Lo siento. No soy capaz de escribir de otra cosa que de lo mismo que ha hablado todo el mundo a lo largo de esta semana, y lo que queda. No soy capaz de enfrentarme al teclado y no hablar de ellas. Sería traicionarlas a ellas y traicionarme a mí misma

Olivia y Anna. Dos criaturas preciosas con toda la vida por delante y apenas nada por detrás. Dos criaturas que apenas habían comenzado a vivir y que han perdido esa vida que empezaba a manos de quien más debería quererlas, y de la forma más cruel posible. Dos niñas cuyas escenas tiernas veíamos en nuestras pantallas compartidas por su madre mientras, sin que ella ni nadie lo supiera, ya yacían en el fondo del mar, víctimas de un padre asesino.

A lo largo de mi carrera profesional siempre, cuando suceden estas cosas horribles, me hago la misma pregunta. Me cuestiono cómo alguien es capaz de hacer daño a un niño o niña y me cuestiono más aún cómo ese alguien puede ser su progenitor. Recuerdo cuando mis hijas eran unas niñas y todo cuidado me parecía escaso, todo riesgo me parecía enorme y todo el amor del mundo me parecía poco para ellas. Por eso no quiero ni imaginarme cómo será el dolor de esa madre, como serán sus días y sus noches a partir de ahora, sin sus hijas. O, mejor dicho, sin la presencia física de sus hijas, porque su recuerdo la acompañará siempre.

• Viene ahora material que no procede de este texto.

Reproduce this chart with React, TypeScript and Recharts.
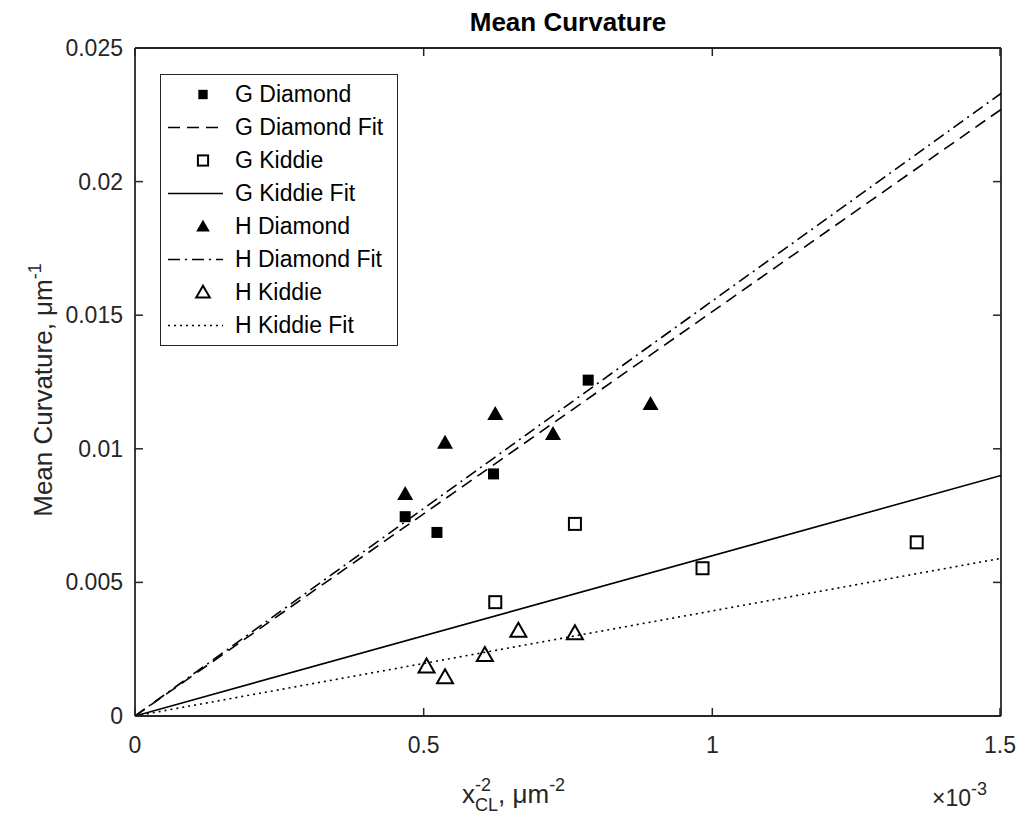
import React from "react";
import { ScatterChart, Scatter, XAxis, YAxis, Legend, Customized } from "recharts";

// x values in 1/um^2, y values in 1/um
const gDiamondX = [0.000468, 0.000523, 0.000621, 0.000785];
const gDiamondY = [0.00746, 0.00687, 0.00906, 0.01257];
const gKiddieX = [0.000624, 0.000762, 0.000983, 0.001354];
const gKiddieY = [0.00426, 0.00719, 0.00553, 0.0065];
const hDiamondX = [0.000468, 0.000537, 0.000624, 0.000724, 0.000893];
const hDiamondY = [0.00831, 0.01023, 0.0113, 0.01055, 0.01168];
const hKiddieX = [0.000505, 0.000537, 0.000606, 0.000664, 0.000762];
const hKiddieY = [0.00185, 0.00145, 0.00228, 0.00319, 0.0031];

// fit lines through the origin, end values read at x = 1.5e-3
const fitX = [0, 0.0015];
const gDiamondFitY = [0, 0.0227];
const gKiddieFitY = [0, 0.009];
const hDiamondFitY = [0, 0.0233];
const hKiddieFitY = [0, 0.0059];

const xTicks = [0, 0.0005, 0.001, 0.0015];
const xTickLabels = ["0", "0.5", "1", "1.5"];
const yTicks = [0, 0.005, 0.01, 0.015, 0.02, 0.025];
const yTickLabels = ["0", "0.005", "0.01", "0.015", "0.02", "0.025"];

const legendNames = [
  "G Diamond",
  "G Diamond Fit",
  "G Kiddie",
  "G Kiddie Fit",
  "H Diamond",
  "H Diamond Fit",
  "H Kiddie",
  "H Kiddie Fit",
];

const toPoints = (xs: number[], ys: number[]) => xs.map((x, i) => ({ x, y: ys[i] }));

const AXIS = "#262626";
const FONT = "'Liberation Sans', Arial, sans-serif";
const TICK_LEN = 8;

const DASH = "12 7";
const DASHDOT = "12 5 2 5";
const DOT = "2 4";

function Marker({ kind, cx, cy, s = 1 }: { kind: string; cx: number; cy: number; s?: number }) {
  if (kind === "fsq") {
    const h = 5.5 * s;
    return <rect x={cx - h} y={cy - h} width={2 * h} height={2 * h} fill="#000" />;
  }
  if (kind === "osq") {
    const h = 6 * s;
    return <rect x={cx - h} y={cy - h} width={2 * h} height={2 * h} fill="none" stroke="#000" strokeWidth={2} />;
  }
  const pts = `${cx - 8 * s},${cy + 6 * s} ${cx + 8 * s},${cy + 6 * s} ${cx},${cy - 8 * s}`;
  if (kind === "ftri") return <polygon points={pts} fill="#000" />;
  return <polygon points={pts} fill="none" stroke="#000" strokeWidth={2} strokeLinejoin="miter" />;
}

const markerShape = (kind: string) => (props: any) => <Marker kind={kind} cx={props.cx} cy={props.cy} />;
const noShape = () => <g />;

const legendItems = [
  { marker: "fsq" },
  { dash: DASH },
  { marker: "osq" },
  { dash: "" },
  { marker: "ftri" },
  { dash: DASHDOT },
  { marker: "otri" },
  { dash: DOT },
];

function LegendBox() {
  return (
    <div
      style={{
        border: `1.5px solid ${AXIS}`,
        background: "#fff",
        width: 236,
        padding: "3px 0",
        fontFamily: FONT,
        fontSize: 23,
        color: "#000",
      }}
    >
      {legendItems.map((it, i) => (
        <div key={i} style={{ display: "flex", alignItems: "center", height: 33, whiteSpace: "nowrap" }}>
          <svg width={74} height={33} style={{ flex: "none" }}>
            {it.marker ? (
              <Marker kind={it.marker} cx={42} cy={16.5} s={0.85} />
            ) : (
              <line x1={7} x2={62} y1={16.5} y2={16.5} stroke="#000" strokeWidth={1.6} strokeDasharray={it.dash || undefined} />
            )}
          </svg>
          <span>{legendNames[i]}</span>
        </div>
      ))}
    </div>
  );
}

const bottomTick = (props: any) => {
  const { x, y, index } = props;
  return (
    <g>
      <line x1={x} x2={x} y1={y} y2={y - TICK_LEN} stroke={AXIS} strokeWidth={1.5} />
      <text x={x} y={y + 37} textAnchor="middle" fontSize={23} fontFamily={FONT} fill={AXIS}>
        {xTickLabels[index]}
      </text>
    </g>
  );
};

const topTick = (props: any) => {
  const { x, y } = props;
  return <line x1={x} x2={x} y1={y} y2={y + TICK_LEN} stroke={AXIS} strokeWidth={1.5} />;
};

const leftTick = (props: any) => {
  const { x, y, index } = props;
  return (
    <g>
      <line x1={x} x2={x + TICK_LEN} y1={y} y2={y} stroke={AXIS} strokeWidth={1.5} />
      <text x={x - 12} y={y + 8} textAnchor="end" fontSize={23} fontFamily={FONT} fill={AXIS}>
        {yTickLabels[index]}
      </text>
    </g>
  );
};

const rightTick = (props: any) => {
  const { x, y } = props;
  return <line x1={x} x2={x - TICK_LEN} y1={y} y2={y} stroke={AXIS} strokeWidth={1.5} />;
};

function Labels() {
  return (
    <g fontFamily={FONT} fill={AXIS}>
      <text x={568} y={31} textAnchor="middle" fontSize={26} fontWeight="bold" fill="#000">
        Mean Curvature
      </text>
      <text x={462} y={803} fontSize={26}>
        x
        <tspan dy={8} fontSize={18}>CL</tspan>
        <tspan dx={-23} dy={-20} fontSize={18}>-2</tspan>
        <tspan dx={7} dy={12}>, μm</tspan>
        <tspan dy={-12} fontSize={18}>-2</tspan>
      </text>
      <text x={932} y={806} fontSize={23}>
        ×10
        <tspan dy={-11} fontSize={18}>-3</tspan>
      </text>
      <text transform="rotate(-90)" x={-390} y={52} textAnchor="middle" fontSize={26}>
        Mean Curvature, μm
        <tspan dy={-11} fontSize={18}>-1</tspan>
      </text>
    </g>
  );
}

export default function App() {
  const axisLine = { stroke: AXIS, strokeWidth: 1.8 };
  return (
    <div style={{ position: "absolute", left: 0, top: 0, background: "#fff" }}>
      <ScatterChart width={1022} height={823} margin={{ top: 47, right: 20, bottom: 0, left: 0 }}>
        <XAxis
          xAxisId="b"
          type="number"
          dataKey="x"
          domain={[0, 0.0015]}
          allowDataOverflow
          ticks={xTicks}
          height={107}
          tickSize={0}
          tickMargin={0}
          axisLine={axisLine}
          tick={bottomTick}
        />
        <XAxis
          xAxisId="t"
          orientation="top"
          type="number"
          dataKey="x"
          domain={[0, 0.0015]}
          allowDataOverflow
          ticks={xTicks}
          height={1}
          tickSize={0}
          tickMargin={0}
          axisLine={axisLine}
          tick={topTick}
        />
        <YAxis
          yAxisId="l"
          type="number"
          dataKey="y"
          domain={[0, 0.025]}
          allowDataOverflow
          ticks={yTicks}
          width={135}
          tickSize={0}
          tickMargin={0}
          axisLine={axisLine}
          tick={leftTick}
        />
        <YAxis
          yAxisId="r"
          orientation="right"
          type="number"
          dataKey="y"
          domain={[0, 0.025]}
          allowDataOverflow
          ticks={yTicks}
          width={1}
          tickSize={0}
          tickMargin={0}
          axisLine={axisLine}
          tick={rightTick}
        />
        <Scatter name="G Diamond Fit" xAxisId="b" yAxisId="l" data={toPoints(fitX, gDiamondFitY)} shape={noShape}
          line={{ stroke: "#000", strokeWidth: 1.6, strokeDasharray: DASH }} legendType="none" isAnimationActive={false} />
        <Scatter name="G Kiddie Fit" xAxisId="b" yAxisId="l" data={toPoints(fitX, gKiddieFitY)} shape={noShape}
          line={{ stroke: "#000", strokeWidth: 1.6 }} legendType="none" isAnimationActive={false} />
        <Scatter name="H Diamond Fit" xAxisId="b" yAxisId="l" data={toPoints(fitX, hDiamondFitY)} shape={noShape}
          line={{ stroke: "#000", strokeWidth: 1.6, strokeDasharray: DASHDOT }} legendType="none" isAnimationActive={false} />
        <Scatter name="H Kiddie Fit" xAxisId="b" yAxisId="l" data={toPoints(fitX, hKiddieFitY)} shape={noShape}
          line={{ stroke: "#000", strokeWidth: 1.6, strokeDasharray: DOT }} legendType="none" isAnimationActive={false} />
        <Scatter name="G Diamond" xAxisId="b" yAxisId="l" data={toPoints(gDiamondX, gDiamondY)} shape={markerShape("fsq")} isAnimationActive={false} />
        <Scatter name="G Kiddie" xAxisId="b" yAxisId="l" data={toPoints(gKiddieX, gKiddieY)} shape={markerShape("osq")} isAnimationActive={false} />
        <Scatter name="H Diamond" xAxisId="b" yAxisId="l" data={toPoints(hDiamondX, hDiamondY)} shape={markerShape("ftri")} isAnimationActive={false} />
        <Scatter name="H Kiddie" xAxisId="b" yAxisId="l" data={toPoints(hKiddieX, hKiddieY)} shape={markerShape("otri")} isAnimationActive={false} />
        <Legend
          layout="vertical"
          align="center"
          verticalAlign="middle"
          content={() => <LegendBox />}
          wrapperStyle={{ left: 160, top: 74, width: 240 }}
        />
        <Customized component={Labels} />
      </ScatterChart>
    </div>
  );
}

También quiero acordarme de Rocío, una criatura de solo 17 años que nos ha faltado esta semana. Pese a su corta edad, ya ha dejado un bebé sin madre y una familia destrozada. Fue otro salvaje machista quien la asesinó y la descuartizó en nombre de un supuesto amor que nada tiene de eso. A Rocío, además, ni siquiera le dedicamos suficientes lágrimas, eclipsada por la conmoción tremenda que el hallazgo del cadáver de la pequeña Olivia supuso.

Podemos preguntarnos por qué. Podemos rasgarnos las vestiduras y buscar culpables. Podemos discutir sobre quien analiza mejor las causas y quien hace el mejor homenaje. Podemos llorar, y hacer concentraciones ruidosas o minutos de silencio. Hay quien, incluso, pretende aprovechar el momento para obtener rédito político. Pero no volverán.

El único homenaje que deberíamos hacerles es una unión sin fisuras de condena al asesino y apoyo a las víctimas. Y, con esa unión, enfrentarnos a quienes dicen barbaridades desde púlpitos o estrados, desde redes sociales o desde tertulias de café.

Porque, cuando de violencia de género se trata, no hay equidistancia posible.